The central problem with Washington’s policy from the standpoint of ending Daesh is the U.S. goal of a negotiated settlement between the revolution and the counter-revolution in Syria, one that removes Bashar al-Assad from the presidency but preserves the state he and his father built intact.

Why is this a problem? Judge a policy by its results — a ruinous, intractable war that has resulted in the biggest humanitarian catastrophe of the century, a weak and divided rebel movement starving for weapons and money, Western passports!

How did America’s preference for a negotiated, peaceful settlement in Syria lead to endless war and bloodshed?

Simple: the U.S. (tandem with its regional allies) provided rebel forces with just enough weapons to keep fighting but not to win.

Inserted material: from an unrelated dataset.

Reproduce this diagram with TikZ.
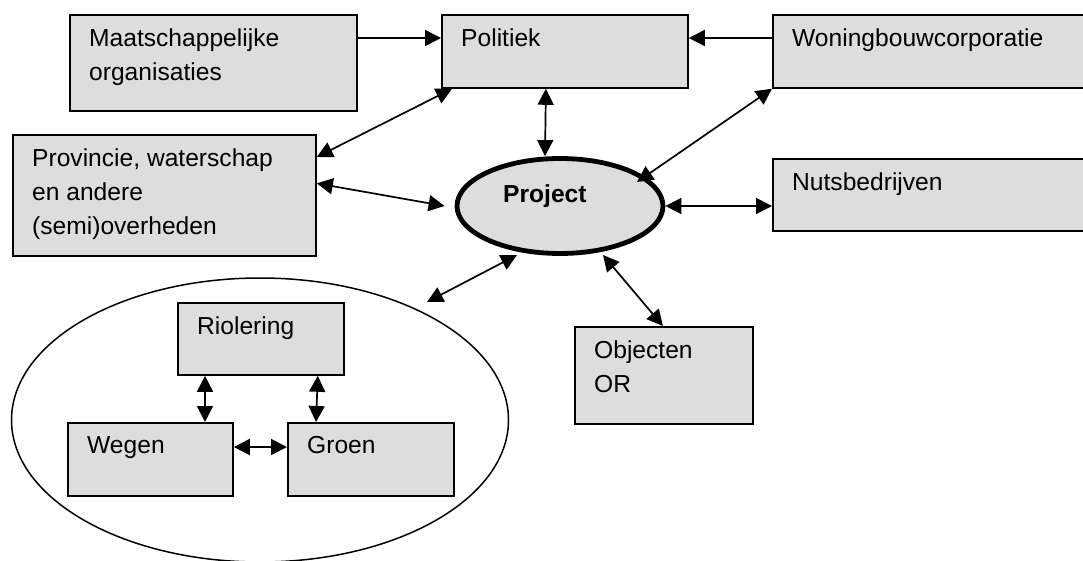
\documentclass[tikz,border=0pt]{standalone}
\usepackage{fontspec}
\setmainfont{Liberation Sans}
\usetikzlibrary{arrows.meta,shapes.geometric,positioning}
\definecolor{boxgray}{HTML}{DDDDDD}

\begin{document}
\begin{tikzpicture}[x=1pt,y=-1pt,
  box/.style={draw,line width=1.8pt,fill=boxgray,rectangle,anchor=north west,inner sep=0pt},
  txt/.style={anchor=north west,xshift=20pt,yshift=-14.5pt,align=left,inner sep=0pt,
    font=\fontsize{24.6}{34}\selectfont},
  link/.style={line width=1.7pt},
  uni/.style={link,-{Triangle[length=16pt,width=16pt]}},
  bi/.style={link,{Triangle[length=16pt,width=16pt]}-{Triangle[length=16pt,width=16pt]}}]
\useasboundingbox (0,0) rectangle (1083,561);

% the boxes round the project
\node[box,minimum width=287,minimum height=96,
  label={[txt]north west:Maatschappelijke\\organisaties}] (maat) at (69,14) {};
\node[box,minimum width=246,minimum height=73,
  label={[txt]north west:Politiek}] (pol) at (441,14) {};
\node[box,minimum width=330,minimum height=73,
  label={[txt]north west:Woningbouwcorporatie}] (won) at (772,14) {};
\node[box,minimum width=303,minimum height=121,
  label={[txt]north west:{Provincie, waterschap\\en andere\\(semi)overheden}}] (prov) at (12,134) {};
\node[box,minimum width=330,minimum height=72,
  label={[txt]north west:Nutsbedrijven}] (nuts) at (772,158) {};
\node[box,minimum width=178,minimum height=97,
  label={[txt]north west:Objecten\\OR}] (obj) at (574,326) {};

% the project itself
\node[draw,ellipse,line width=4.8pt,fill=boxgray,minimum width=206,minimum height=95] (proj) at (560,206) {};
\node[anchor=base west,inner sep=0pt,font=\fontsize{24.6}{34}\selectfont\bfseries]
  (projtxt) at ([xshift=-57pt,yshift=3pt]proj.center) {Project};

% the group of public works
\node[draw,ellipse,line width=1.5pt,minimum width=497,minimum height=284] (group) at (260,420) {};
\node[box,minimum width=166,minimum height=72,
  label={[txt]north west:Riolering}] (riol) at (177,302) {};
\node[box,minimum width=165,minimum height=73,
  label={[txt]north west:Wegen}] (weg) at (67,422) {};
\node[box,minimum width=166,minimum height=73,
  label={[txt]north west:Groen}] (groen) at (287,422) {};

% one way arrows to the politics
\draw[uni] ([yshift=-24pt]maat.north east) -- ([yshift=-24pt]pol.north west);
\draw[uni] ([yshift=-24pt]won.north west) -- ([yshift=-24pt]pol.north east);

% two way arrows
\draw[bi] ([xshift=11pt]pol.south west) -- ([yshift=-23pt]prov.north east);
\draw[bi] ([xshift=-19pt]pol.south) -- ([xshift=-15pt]proj.north);
\draw[bi] (won.south west) -- ([xshift=77pt,yshift=24pt]proj.center);
\draw[bi] ([yshift=12pt]prov.east) -- ([xshift=-10pt]proj.west);
\draw[bi] (proj.east) -- (proj.east -| nuts.west);
\draw[bi] ([xshift=-43pt,yshift=-49pt]proj.center) -- ([xshift=167pt,yshift=118pt]group.center);
\draw[bi] ([xshift=43pt,yshift=-49pt]proj.center) -- ([xshift=-1pt]obj.north);

% inside the group
\draw[bi] ([xshift=28pt]riol.south west) -- ([xshift=138pt]weg.north west);
\draw[bi] ([xshift=-27pt]riol.south east) -- ([xshift=29pt]groen.north west);
\draw[bi] ([yshift=-25pt]weg.north east) -- ([yshift=-25pt]groen.north west);
\end{tikzpicture}
\end{document}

Engineer a military stalemate between the Free Syrian Army (FSA) and Assad’s forces and eventually, the thinking went, both sides will realize they can’t win and sue for peace. Here’s how this policy shaped U.S. actions from 2011-2014:

  • When the rebels were winning in 2011-2012, the U.S. and the Central Intelligence Agency (CIA) imposed a blockade on heavy weapons shipped in from abroad to check rebel momentum.
  • When that worked and the rebels lost their momentum, the regime regrouped (with massive Iranian intervention) and went on the offensive in 2013, the U.S. and its allies allowed  some heavy weapons to get through to FSA. However, anti-aircraft missiles known as MANPADS continued to be blocked and they are the only type of weapon that might stop the regime’s barrel bombing campaigns and even they are no substitute for a no-fly zone since planes and helicopters can fly even higher out of range from ground missile fire.
  • In 2014, (after some slick politicking by Syrian opposition coalition president Ahmed Jarba) the U.S. and its allies began directly and steadily supplying select factions of FSA with heavy weapons, some 40,000 men or so in Idlib and Daraa governates, after U.S. efforts to achieve a negotiated settlement at Geneva 2 ended in miserable failure.

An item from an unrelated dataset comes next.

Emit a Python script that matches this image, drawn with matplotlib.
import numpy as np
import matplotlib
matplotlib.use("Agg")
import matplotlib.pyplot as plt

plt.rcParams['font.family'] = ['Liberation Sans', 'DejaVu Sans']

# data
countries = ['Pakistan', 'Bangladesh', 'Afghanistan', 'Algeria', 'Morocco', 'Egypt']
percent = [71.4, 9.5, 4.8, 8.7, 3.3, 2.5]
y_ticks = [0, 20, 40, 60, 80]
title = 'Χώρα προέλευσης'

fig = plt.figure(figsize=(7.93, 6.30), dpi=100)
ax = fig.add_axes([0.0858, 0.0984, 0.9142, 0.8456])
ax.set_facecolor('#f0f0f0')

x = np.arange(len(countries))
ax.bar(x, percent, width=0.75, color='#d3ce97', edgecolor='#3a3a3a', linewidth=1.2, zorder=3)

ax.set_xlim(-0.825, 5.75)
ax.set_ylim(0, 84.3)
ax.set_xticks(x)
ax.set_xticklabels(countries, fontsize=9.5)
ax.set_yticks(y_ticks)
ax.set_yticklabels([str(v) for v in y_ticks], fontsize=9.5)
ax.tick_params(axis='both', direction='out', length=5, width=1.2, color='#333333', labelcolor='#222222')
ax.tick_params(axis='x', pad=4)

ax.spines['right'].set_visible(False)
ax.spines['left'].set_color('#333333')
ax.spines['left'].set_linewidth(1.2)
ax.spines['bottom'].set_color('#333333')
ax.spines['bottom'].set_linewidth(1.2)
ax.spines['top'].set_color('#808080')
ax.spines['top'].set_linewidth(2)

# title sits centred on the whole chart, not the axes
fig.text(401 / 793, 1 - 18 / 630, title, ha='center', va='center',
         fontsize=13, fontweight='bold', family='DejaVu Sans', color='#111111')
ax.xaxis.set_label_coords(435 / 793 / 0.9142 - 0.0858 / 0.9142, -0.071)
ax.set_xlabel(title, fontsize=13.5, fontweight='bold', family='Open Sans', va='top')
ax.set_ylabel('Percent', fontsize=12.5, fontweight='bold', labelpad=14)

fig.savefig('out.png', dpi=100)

Hobbling the rebels is what allowed Daesh to smash the rebels and expel them the oil-rich province of Deir Ezzor in the first place, allowing Daesh to set up the world’s first completely self-financed terrorist state.

Keeping the rebels starved for weapons and cash is the best way to make sure they keep working alongside Al Qaeda affiliate Jabhat al Nusra whose vehicle-born suicide bombers act as a replacement for the heavy artillery and close air support that warfare against a well-armed enemy like the Assad regime requires.

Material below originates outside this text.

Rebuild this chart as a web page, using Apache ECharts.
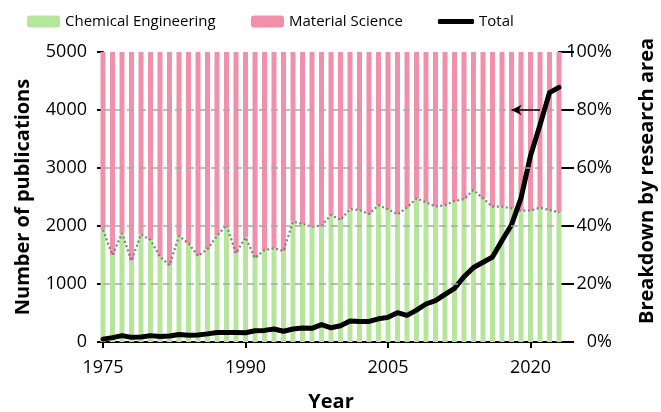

Pushing for a “half-way” revolution has led the U.S. into a strategic impasse in Syria and narrowed the range of options available to American policymakers to choices that are either really really bad or really really REALLY bad.


Yes, there’s a lot of excited talk about U.S. airstrikes in Syria but look at a map — where can the U.S. attack Daesh where 1) it won’t benefit the regime and amount to collaboration and 2) won’t run the risk of triggering the regime’s air defenses?

  • Attacking Daesh positions in the eastern province of Deir Ezzor will relieve pressure from the few regime bases that are holding out there after the rebels were defeated and expelled by Daesh.
  • Attacking Daesh’s advance on Aleppo on the rebels’ flanks as the regime encircles the rebels risks Damascus shooting down an American plane either with Russian surface-to-air missiles or with MiGs (yes, it’s a long shot given the regime’s total inability to hit any of the Israeli jets that have attacked Syria with impunity on at least four occasions since 2011, but the regime could get lucky and they have announced that the U.S. needs to ask permission before flying over the country).
  • Attacking Daesh’s capital, al-Raqqa, is strategically worthless since there are no FSA boots on the ground to coordinate offensives with. Besides, the regime is already engaging in these strategically useless operations by bombing targets in al-Raqqa in an effort to quell anger among its Alawite base of support.

Thus, America’s pursuit of a negotiated settlement in Syria has made such a settlement impossible by creating the conditions for Daesh to flourish and expand. They will never accept such a settlement given their global expansionist ambitions and aggressive nature and Obama himself has acknowledged that a containment policy will never work and therefore they must be defeated.

Vanquishing Daesh in Syria totally and permanently requires a well-armed, well-supported FSA as Syria’s only hope to establish the kind of stable, democratic, and inclusive governance that extremism cannot gain any traction in on a mass basis. Only a strong, united FSA and a competent, functioning interim government operating securing therevolution’s rear can put an end to masked and unmasked fascism.